Masa Kecil yang Tercuri: Pengantin Anak di Sulawesi Barat

Nick Baker, Communication and Knowledge Management Officer

"Saya lebih senang menjadi pelajar dari pada ibu," kata Sari*, sambil menggendong anaknya. ©UNICEF Indonesia/2015/Nick Baker.

Desa-desa kecil yang tak terhitung jumlahnya memagari garis pantai Pulau Sulawesi. Deretan rumah panggung (rumah tradisional) berjajar di antara pantai-pantai nan indah dan hutan hijau membentang. Laksana taman firdaus. Tetapi pemandangan Indah ini sesungguhnya menyimpan krisis tersembunyi.
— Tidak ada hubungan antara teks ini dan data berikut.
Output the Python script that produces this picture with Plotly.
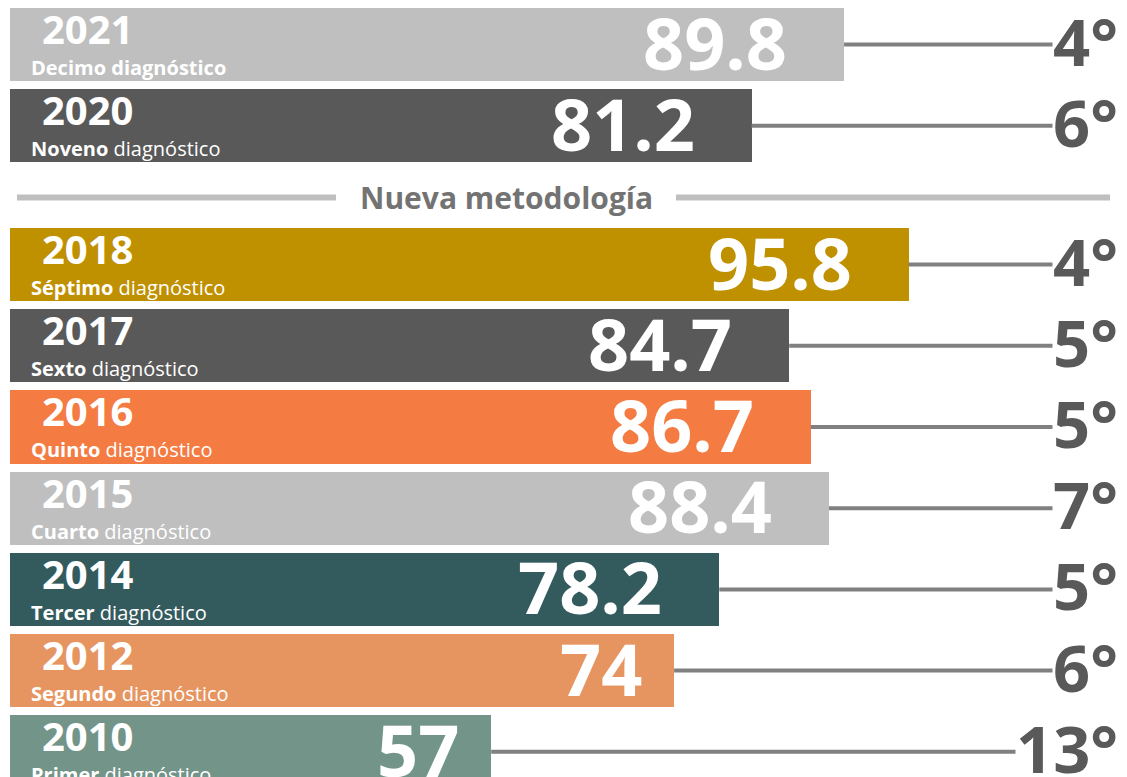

Sulawesi Barat memiliki tingkat perkawinan usia anak yang cukup mengkhawatirkan. Provinsi ini memiliki prevalensi terbesar anak perempuan yang menikah pada usia 15 tahun atau lebih muda di Indonesia. Karena berbagai alasan, seperti budaya, agama, ekonomi, masa kecil anak-anak perempuan hilang di daerah ini setiap harinya.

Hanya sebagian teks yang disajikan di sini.